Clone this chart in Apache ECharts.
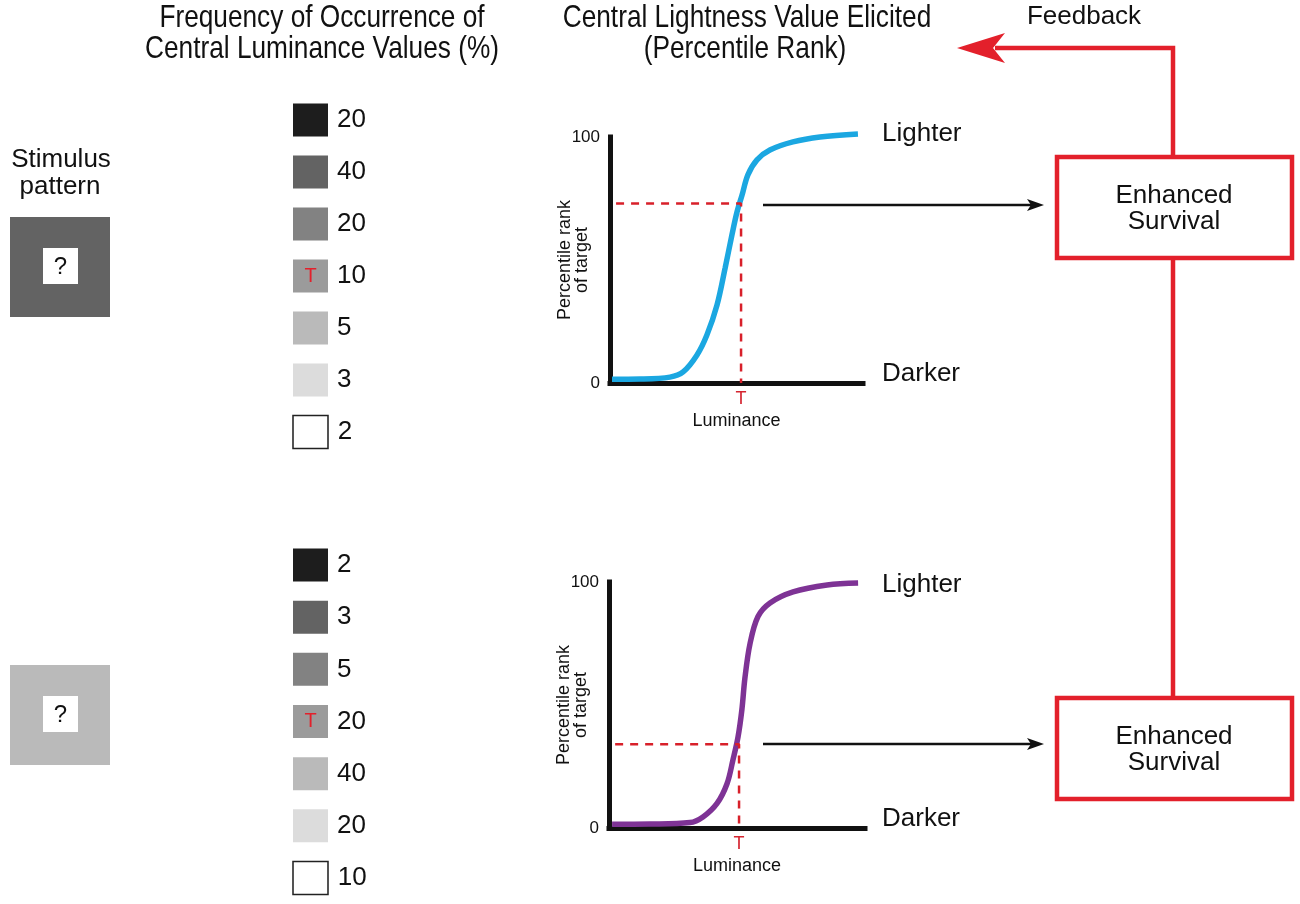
<!DOCTYPE html>
<html><head><meta charset="utf-8">
<script src="https://cdn.jsdelivr.net/npm/echarts@6/dist/echarts.min.js"></script>
<style>html,body{margin:0;padding:0;background:#fff}#c{width:1300px;height:904px}</style>
</head><body><div id="c"></div>
<script>
// ---------- data ----------
const freqTop = [20, 40, 20, 10, 5, 3, 2];
const freqBottom = [2, 3, 5, 20, 40, 20, 10];
const grayLevels = ['#1d1d1d', '#636363', '#828282', '#9b9b9b', '#bababa', '#dcdcdc', '#ffffff'];
const targetIndex = 3;
const yTicks = [0, 100];
// percentile rank curves (x = luminance 0..100, y = percentile rank)
const curveTop = [[0.8,1.5],[11.9,1.6],[23.7,2.4],[28.9,4.5],[34.4,11.4],[38.3,19.5],[42.3,31.7],[45.5,46.7],[48.2,60.2],[50.2,69.5],[52.2,76.4],[54.5,84.6],[58.1,90.7],[63.2,94.7],[72.3,98],[83,100],[98,101.2]];
const curveBottom = [[1.2,1.5],[16,1.6],[31.6,2.2],[36.7,4.5],[42.2,10],[46.1,18],[48.4,27.6],[50.4,37],[51.9,48],[53.1,61],[55.1,75],[58.2,86],[62.9,91.5],[71.9,96],[85.2,98.8],[97.3,99.6]];
const targetTop = {x: 51.8, y: 73, start: 2.4};
const targetBottom = {x: 50.8, y: 34, start: 2.4};

const RED = '#e3202b';
const F = '"Liberation Sans", Arial, sans-serif';

function argmax(a){let m=0;a.forEach((v,i)=>{if(v>a[m])m=i;});return m;}

function chartAxes(gi){
  return {
    x: {type:'value', gridIndex:gi, min:0, max:100, name:'Luminance', nameLocation:'middle', nameGap:29, nameMoveOverlap:false,
        nameTextStyle:{fontSize:18, color:'#111', fontFamily:F},
        axisLine:{show:true, lineStyle:{color:'#111', width:5, cap:'square'}}, axisTick:{show:false}, axisLabel:{show:false}, splitLine:{show:false}},
    y: {type:'value', gridIndex:gi, min:0, max:100, interval:100, name:'Percentile rank\nof target', nameLocation:'middle', nameRotate:90, nameGap:19, nameMoveOverlap:false,
        nameTextStyle:{fontSize:18, color:'#111', fontFamily:F, lineHeight:17},
        axisLine:{show:true, lineStyle:{color:'#111', width:5, cap:'square'}}, axisTick:{show:false},
        axisLabel:{show:true, fontSize:17, color:'#111', fontFamily:F, margin:10, customValues: yTicks}, splitLine:{show:false}}
  };
}
const a0 = chartAxes(0), a1 = chartAxes(1);

function curveSeries(gi, data, color){
  return {type:'line', xAxisIndex:gi, yAxisIndex:gi, data:data, smooth:0.35, showSymbol:false, clip:false,
    lineStyle:{color:color, width:5.5}, z:3, silent:true};
}
function dashSeries(gi, t){
  return {type:'line', xAxisIndex:gi, yAxisIndex:gi, showSymbol:true, symbolSize:0, clip:false, silent:true, z:4,
    lineStyle:{color:'#d8202a', width:2.5, type:[8,7]},
    data:[[t.start, t.y],[t.x, t.y],{value:[t.x, 0], label:{show:true, position:'bottom', distance:7, formatter:'T', color:'#d52530', fontSize:18, fontFamily:F}}]};
}
function squareSeries(gi, freq){
  return {type:'scatter', xAxisIndex:gi, yAxisIndex:gi, symbol:'rect', symbolSize:[35,33], silent:true,
    itemStyle:{opacity:1},
    data: freq.map((v,i)=>({value:[0,i], label:{formatter:String(v)},
      itemStyle:{opacity:1, color:grayLevels[i], borderColor: i===grayLevels.length-1 ? '#222' : grayLevels[i], borderWidth: i===grayLevels.length-1 ? 1.5 : 0}})),
    label:{show:true, position:'right', distance:9, fontSize:26, color:'#111', fontFamily:F}};
}
function targetMark(gi){
  return {type:'scatter', xAxisIndex:gi, yAxisIndex:gi, symbolSize:0, silent:true, z:5, itemStyle:{opacity:1},
    data:[[0,targetIndex]], label:{show:true, position:'inside', formatter:'T', color:'#e3202b', fontSize:20, fontFamily:F}};
}
function sqAxes(gi){
  return {
    x:{type:'category', gridIndex:gi, data:['f'], show:false},
    y:{type:'category', gridIndex:gi, data:grayLevels.map((c,i)=>'L'+i), inverse:true, show:false}
  };
}
const s2 = sqAxes(2), s3 = sqAxes(3);

function txt(x, y, t, size, opts, extra){
  return Object.assign({type:'text', x:x, y:y, silent:true, style:Object.assign({text:t, fontSize:size, fontFamily:F, fill:'#111', textAlign:'center', textVerticalAlign:'middle'}, opts||{})}, extra||{});
}
function title(x, y, t){ return txt(x, y, t, 32, null, {scaleX:0.82}); }
function stimulus(y, color){
  return [
    {type:'rect', shape:{x:10, y:y, width:100, height:100}, style:{fill:color}, silent:true},
    {type:'rect', shape:{x:43, y:y+31, width:35, height:36}, style:{fill:'#fff'}, silent:true},
    txt(60.5, y+50, '?', 24)
  ];
}
function blackArrow(y){
  return [
    {type:'line', shape:{x1:763, y1:y, x2:1036, y2:y}, style:{stroke:'#111', lineWidth:2.5}, silent:true},
    {type:'polygon', shape:{points:[[1044,y],[1027,y-6],[1031,y],[1027,y+6]]}, style:{fill:'#111'}, silent:true}
  ];
}
function box(y){
  return [
    {type:'rect', shape:{x:1057, y:y, width:235, height:101}, style:{fill:'#fff', stroke:RED, lineWidth:4.5}, silent:true},
    txt(1174, y+39, 'Enhanced', 26),
    txt(1174, y+65, 'Survival', 26)
  ];
}

const graphics = [].concat(
  [title(322, 18, 'Frequency of Occurrence of'),
   title(322, 49, 'Central Luminance Values (%)'),
   title(747, 18, 'Central Lightness Value Elicited'),
   title(745, 49, '(Percentile Rank)'),
   txt(1084, 17, 'Feedback', 26),
   txt(61, 160, 'Stimulus', 26),
   txt(60, 187, 'pattern', 26),
   txt(882, 134, 'Lighter', 26, {textAlign:'left'}),
   txt(882, 374, 'Darker', 26, {textAlign:'left'}),
   txt(882, 585, 'Lighter', 26, {textAlign:'left'}),
   txt(882, 819, 'Darker', 26, {textAlign:'left'})],
  stimulus(217, grayLevels[argmax(freqTop)]),
  stimulus(665, grayLevels[argmax(freqBottom)]),
  blackArrow(205), blackArrow(744),
  [{type:'polyline', shape:{points:[[1173,157],[1173,48],[995,48]]}, style:{stroke:RED, lineWidth:4.5, fill:null}, silent:true},
   {type:'polygon', shape:{points:[[957,48],[1005,33],[993,48],[1005,63]]}, style:{fill:RED}, silent:true},
   {type:'line', shape:{x1:1173, y1:258, x2:1173, y2:698}, style:{stroke:RED, lineWidth:4.5}, silent:true}],
  box(157), box(698)
);

const chart = echarts.init(document.getElementById('c'), null, {renderer:'canvas'});
chart.setOption({
  animation:false,
  backgroundColor:'#fff',
  grid:[
    {left:610, top:137, width:253, height:246},
    {left:609, top:582, width:256, height:246},
    {left:293, top:94, width:35, height:364},
    {left:293, top:539, width:35, height:365}
  ],
  xAxis:[a0.x, a1.x, s2.x, s3.x],
  yAxis:[a0.y, a1.y, s2.y, s3.y],
  series:[
    curveSeries(0, curveTop, '#1ba7e1'),
    dashSeries(0, targetTop),
    curveSeries(1, curveBottom, '#7e3395'),
    dashSeries(1, targetBottom),
    squareSeries(2, freqTop), targetMark(2),
    squareSeries(3, freqBottom), targetMark(3)
  ],
  graphic: graphics
});
</script></body></html>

= = = = =

* [Your goal]:
Print out the material word for word, omitting the pictures.

* [Exercise output]:
Clone this chart in Apache ECharts.
<!DOCTYPE html>
<html><head><meta charset="utf-8">
<script src="https://cdn.jsdelivr.net/npm/echarts@6/dist/echarts.min.js"></script>
<style>html,body{margin:0;padding:0;background:#fff}#c{width:1300px;height:904px}</style>
</head><body><div id="c"></div>
<script>
// ---------- data ----------
const freqTop = [20, 40, 20, 10, 5, 3, 2];
const freqBottom = [2, 3, 5, 20, 40, 20, 10];
const grayLevels = ['#1d1d1d', '#636363', '#828282', '#9b9b9b', '#bababa', '#dcdcdc', '#ffffff'];
const targetIndex = 3;
const yTicks = [0, 100];
// percentile rank curves (x = luminance 0..100, y = percentile rank)
const curveTop = [[0.8,1.5],[11.9,1.6],[23.7,2.4],[28.9,4.5],[34.4,11.4],[38.3,19.5],[42.3,31.7],[45.5,46.7],[48.2,60.2],[50.2,69.5],[52.2,76.4],[54.5,84.6],[58.1,90.7],[63.2,94.7],[72.3,98],[83,100],[98,101.2]];
const curveBottom = [[1.2,1.5],[16,1.6],[31.6,2.2],[36.7,4.5],[42.2,10],[46.1,18],[48.4,27.6],[50.4,37],[51.9,48],[53.1,61],[55.1,75],[58.2,86],[62.9,91.5],[71.9,96],[85.2,98.8],[97.3,99.6]];
const targetTop = {x: 51.8, y: 73, start: 2.4};
const targetBottom = {x: 50.8, y: 34, start: 2.4};

const RED = '#e3202b';
const F = '"Liberation Sans", Arial, sans-serif';

function argmax(a){let m=0;a.forEach((v,i)=>{if(v>a[m])m=i;});return m;}

function chartAxes(gi){
  return {
    x: {type:'value', gridIndex:gi, min:0, max:100, name:'Luminance', nameLocation:'middle', nameGap:29, nameMoveOverlap:false,
        nameTextStyle:{fontSize:18, color:'#111', fontFamily:F},
        axisLine:{show:true, lineStyle:{color:'#111', width:5, cap:'square'}}, axisTick:{show:false}, axisLabel:{show:false}, splitLine:{show:false}},
    y: {type:'value', gridIndex:gi, min:0, max:100, interval:100, name:'Percentile rank\nof target', nameLocation:'middle', nameRotate:90, nameGap:19, nameMoveOverlap:false,
        nameTextStyle:{fontSize:18, color:'#111', fontFamily:F, lineHeight:17},
        axisLine:{show:true, lineStyle:{color:'#111', width:5, cap:'square'}}, axisTick:{show:false},
        axisLabel:{show:true, fontSize:17, color:'#111', fontFamily:F, margin:10, customValues: yTicks}, splitLine:{show:false}}
  };
}
const a0 = chartAxes(0), a1 = chartAxes(1);

function curveSeries(gi, data, color){
  return {type:'line', xAxisIndex:gi, yAxisIndex:gi, data:data, smooth:0.35, showSymbol:false, clip:false,
    lineStyle:{color:color, width:5.5}, z:3, silent:true};
}
function dashSeries(gi, t){
  return {type:'line', xAxisIndex:gi, yAxisIndex:gi, showSymbol:true, symbolSize:0, clip:false, silent:true, z:4,
    lineStyle:{color:'#d8202a', width:2.5, type:[8,7]},
    data:[[t.start, t.y],[t.x, t.y],{value:[t.x, 0], label:{show:true, position:'bottom', distance:7, formatter:'T', color:'#d52530', fontSize:18, fontFamily:F}}]};
}
function squareSeries(gi, freq){
  return {type:'scatter', xAxisIndex:gi, yAxisIndex:gi, symbol:'rect', symbolSize:[35,33], silent:true,
    itemStyle:{opacity:1},
    data: freq.map((v,i)=>({value:[0,i], label:{formatter:String(v)},
      itemStyle:{opacity:1, color:grayLevels[i], borderColor: i===grayLevels.length-1 ? '#222' : grayLevels[i], borderWidth: i===grayLevels.length-1 ? 1.5 : 0}})),
    label:{show:true, position:'right', distance:9, fontSize:26, color:'#111', fontFamily:F}};
}
function targetMark(gi){
  return {type:'scatter', xAxisIndex:gi, yAxisIndex:gi, symbolSize:0, silent:true, z:5, itemStyle:{opacity:1},
    data:[[0,targetIndex]], label:{show:true, position:'inside', formatter:'T', color:'#e3202b', fontSize:20, fontFamily:F}};
}
function sqAxes(gi){
  return {
    x:{type:'category', gridIndex:gi, data:['f'], show:false},
    y:{type:'category', gridIndex:gi, data:grayLevels.map((c,i)=>'L'+i), inverse:true, show:false}
  };
}
const s2 = sqAxes(2), s3 = sqAxes(3);

function txt(x, y, t, size, opts, extra){
  return Object.assign({type:'text', x:x, y:y, silent:true, style:Object.assign({text:t, fontSize:size, fontFamily:F, fill:'#111', textAlign:'center', textVerticalAlign:'middle'}, opts||{})}, extra||{});
}
function title(x, y, t){ return txt(x, y, t, 32, null, {scaleX:0.82}); }
function stimulus(y, color){
  return [
    {type:'rect', shape:{x:10, y:y, width:100, height:100}, style:{fill:color}, silent:true},
    {type:'rect', shape:{x:43, y:y+31, width:35, height:36}, style:{fill:'#fff'}, silent:true},
    txt(60.5, y+50, '?', 24)
  ];
}
function blackArrow(y){
  return [
    {type:'line', shape:{x1:763, y1:y, x2:1036, y2:y}, style:{stroke:'#111', lineWidth:2.5}, silent:true},
    {type:'polygon', shape:{points:[[1044,y],[1027,y-6],[1031,y],[1027,y+6]]}, style:{fill:'#111'}, silent:true}
  ];
}
function box(y){
  return [
    {type:'rect', shape:{x:1057, y:y, width:235, height:101}, style:{fill:'#fff', stroke:RED, lineWidth:4.5}, silent:true},
    txt(1174, y+39, 'Enhanced', 26),
    txt(1174, y+65, 'Survival', 26)
  ];
}

const graphics = [].concat(
  [title(322, 18, 'Frequency of Occurrence of'),
   title(322, 49, 'Central Luminance Values (%)'),
   title(747, 18, 'Central Lightness Value Elicited'),
   title(745, 49, '(Percentile Rank)'),
   txt(1084, 17, 'Feedback', 26),
   txt(61, 160, 'Stimulus', 26),
   txt(60, 187, 'pattern', 26),
   txt(882, 134, 'Lighter', 26, {textAlign:'left'}),
   txt(882, 374, 'Darker', 26, {textAlign:'left'}),
   txt(882, 585, 'Lighter', 26, {textAlign:'left'}),
   txt(882, 819, 'Darker', 26, {textAlign:'left'})],
  stimulus(217, grayLevels[argmax(freqTop)]),
  stimulus(665, grayLevels[argmax(freqBottom)]),
  blackArrow(205), blackArrow(744),
  [{type:'polyline', shape:{points:[[1173,157],[1173,48],[995,48]]}, style:{stroke:RED, lineWidth:4.5, fill:null}, silent:true},
   {type:'polygon', shape:{points:[[957,48],[1005,33],[993,48],[1005,63]]}, style:{fill:RED}, silent:true},
   {type:'line', shape:{x1:1173, y1:258, x2:1173, y2:698}, style:{stroke:RED, lineWidth:4.5}, silent:true}],
  box(157), box(698)
);

const chart = echarts.init(document.getElementById('c'), null, {renderer:'canvas'});
chart.setOption({
  animation:false,
  backgroundColor:'#fff',
  grid:[
    {left:610, top:137, width:253, height:246},
    {left:609, top:582, width:256, height:246},
    {left:293, top:94, width:35, height:364},
    {left:293, top:539, width:35, height:365}
  ],
  xAxis:[a0.x, a1.x, s2.x, s3.x],
  yAxis:[a0.y, a1.y, s2.y, s3.y],
  series:[
    curveSeries(0, curveTop, '#1ba7e1'),
    dashSeries(0, targetTop),
    curveSeries(1, curveBottom, '#7e3395'),
    dashSeries(1, targetBottom),
    squareSeries(2, freqTop), targetMark(2),
    squareSeries(3, freqBottom), targetMark(3)
  ],
  graphic: graphics
});
</script></body></html>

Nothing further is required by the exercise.